Discussion about Britain’s new nuclear policy unveiled by Boris Johnson, reversing 30 years of modest disarmament since the end of the cold war, dominated the publication of a 100-page integrated review of defence and foreign policy.

It confirmed leaks from Monday night that the UK would allow the cap on its nuclear weapon stockpile to rise to 260 from a target of 180 “by the mid-2020s” – and that the UK would abandon a second pledge to hold a lower number of operational warheads, previously set at 120.

But it led to accusations in the Commons from Sir Keir Starmer that the UK had abandoned previous pledges made by a succession of governments to reduce the nuclear stockpile with only the most cursory explanation.

“This review breaks the goal of successive prime ministers and cross-party efforts to reduce our nuclear stockpile. It doesn’t explain when, why, or for what strategic purpose,” the Labour leader told the Commons.

In response, the prime minister said: “It’s ridiculous for him to talk about our nuclear defences, Mr Speaker, when the reality is that Labour is all over the place.”

The last time MPs voted on Trident, Johnson added, both Lisa Nandy, the shadow foreign secretary, and Angela Rayner, Labour’s deputy leader, voted against. “And they want to talk about standing up for our armed forces,” Johnson said.

Defence sources said the decision to lift the warhead cap by over 40% was motivated by a desire to be more assertive about nuclear weapons. “If we have them, let’s not apologise for it, let’s own it,” an insider added.

The prime minister also confirmed that MPs will not get a vote on the government’s plans to slash aid spending to 0.5% from 0.7% of GDP, because, he said, the dramatic cut is intended to be temporary because of the impact of the pandemic.

In the debate on the review, former shadow international development secretary Andrew Mitchell warned Johnson that he was at risk of setting an illegal budget if it did not meet the legal obligation to spend 0.7% of gross national income (GNI) on aid.

Calling on Johnson to bring the aid cut to a vote in the Commons, Mitchell said: “Otherwise, he may be in danger, as from the start of the new financial year, of creating an unlawful budget.”

The document also set out the UK’s post-Brexit diplomatic policy, with the prime minister highlighting the US as the country’s most important ally while using carefully calibrated language about China – to the disappointment of Beijing hawks on the party’s backbenches.

Johnson told MPs that “China will pose great challenges for an open society such as ours”. He said the UK had expressed “deep concern” over the “mass detention” of China’s Uighur Muslim minority and its Hong Kong crackdown but insisted it was necessary to “build a stronger and positive economic relationship and address climate change”.

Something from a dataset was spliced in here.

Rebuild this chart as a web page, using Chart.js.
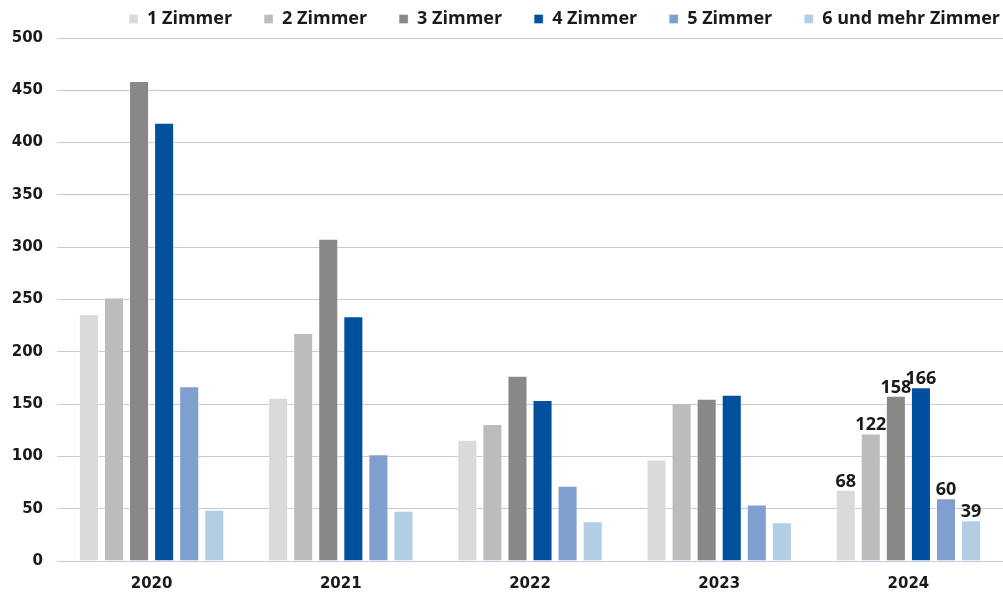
<!DOCTYPE html>
<html>
<head>
<meta charset="utf-8">
<script src="https://cdn.jsdelivr.net/npm/chart.js@4.4.1/dist/chart.umd.min.js"></script>
<style>
  html, body { margin: 0; padding: 0; background: #fff; }
  #wrap { width: 1003px; height: 594px; }
</style>
</head>
<body>
<div id="wrap"><canvas id="chart" width="1003" height="594"></canvas></div>
<script>
// Baufertigstellungen nach Zimmerzahl
const years = ['2020', '2021', '2022', '2023', '2024']

const zimmer1 = [236, 156, 116, 97, 68]
const zimmer2 = [252, 218, 131, 151, 122]
const zimmer3 = [459, 308, 177, 155, 158]
const zimmer4 = [419, 234, 154, 159, 166]
const zimmer5 = [167, 102, 72, 54, 60]
const zimmer6 = [49, 48, 38, 37, 39]

const seriesNames = ['1 Zimmer', '2 Zimmer', '3 Zimmer', '4 Zimmer', '5 Zimmer', '6 und mehr Zimmer']
const colors = ['#d9dad9', '#bbbcbb', '#878887', '#00509e', '#7f9fcf', '#b3cde4']

const yTicks = [0, 50, 100, 150, 200, 250, 300, 350, 400, 450, 500]

const tickFont = { family: 'DejaVu Sans', weight: 'bold', size: 15 }
const labelFont = { family: 'Open Sans', weight: 'bold', size: 18 }
const legendGap = 32

// values written above the bars of the last year only
const lastYearLabels = {
	id: 'lastYearLabels',
	afterLayout(chart) {
		// legend is right aligned, let the last item run past the trailing gap
		chart.legend.right += legendGap - 3
	},
	afterDatasetsDraw(chart) {
		const ctx = chart.ctx
		const idx = years.length - 1
		ctx.save()
		ctx.font = `bold ${labelFont.size}px ${labelFont.family}`
		ctx.fillStyle = '#1a1a1a'
		ctx.textAlign = 'center'
		ctx.textBaseline = 'alphabetic'
		chart.data.datasets.forEach((ds, i) => {
			const bar = chart.getDatasetMeta(i).data[idx]
			ctx.fillText(String(ds.data[idx]), bar.x, bar.y - 3)
		})
		ctx.restore()
	}
}

const datasets = [zimmer1, zimmer2, zimmer3, zimmer4, zimmer5, zimmer6].map((values, i) => ({
	label: seriesNames[i],
	data: values,
	backgroundColor: colors[i],
	borderColor: 'rgba(255,255,255,0.35)',
	borderWidth: 1,
	categoryPercentage: 0.795,
	barPercentage: 0.8
}))

new Chart(document.getElementById('chart'), {
	type: 'bar',
	data: { labels: years, datasets },
	options: {
		responsive: false,
		animation: false,
		layout: { padding: { top: -22, right: 0, left: 0, bottom: 0 } },
		plugins: {
			legend: {
				position: 'top',
				align: 'end',
				labels: {
					boxWidth: 9,
					boxHeight: 9,
					padding: legendGap,
					color: '#1a1a1a',
					font: labelFont
				}
			},
			tooltip: { enabled: false }
		},
		scales: {
			x: {
				grid: { display: false },
				border: { display: true, color: '#c5c9e6', width: 1 },
				ticks: { color: '#1a1a1a', font: tickFont, padding: 6 },
				afterFit: (s) => { s.height = 33 }
			},
			y: {
				min: 0,
				max: 500,
				afterBuildTicks: (s) => { s.ticks = yTicks.map(v => ({ value: v })) },
				grid: { color: '#c5c9e6', lineWidth: 1, drawTicks: false },
				border: { display: false },
				ticks: { color: '#1a1a1a', font: tickFont, padding: 14 },
				afterFit: (s) => { s.width = 57 }
			}
		}
	},
	plugins: [lastYearLabels]
})
</script>
</body>
</html>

Former foreign secretary Jeremy Hunt said he was concerned about the review’s language on China. “I am worried about designating China simply as a systemic challenge given the terrible events in Hong Kong and Xinjiang, so will he keep this under review?”

On Wednesday Dominic Raab, the foreign secretary, will underline what the UK believes is an increasingly uncertain world order in a speech to the Aspen Security Forum.

“Democracy is in retreat. This decade, the combined GDP of autocratic regimes is expected to exceed the combined GDP of the world’s democracies, but think about what that means for a second,” he is expected to say, arguing that democracies are less likely to go to war than autocratic states.

The prime minister also said he would visit India next month, rescheduling a summit with the prime minister, Narendra Modi, from January that had been delayed because of the surge in coronavirus cases in the UK at the beginning of the year.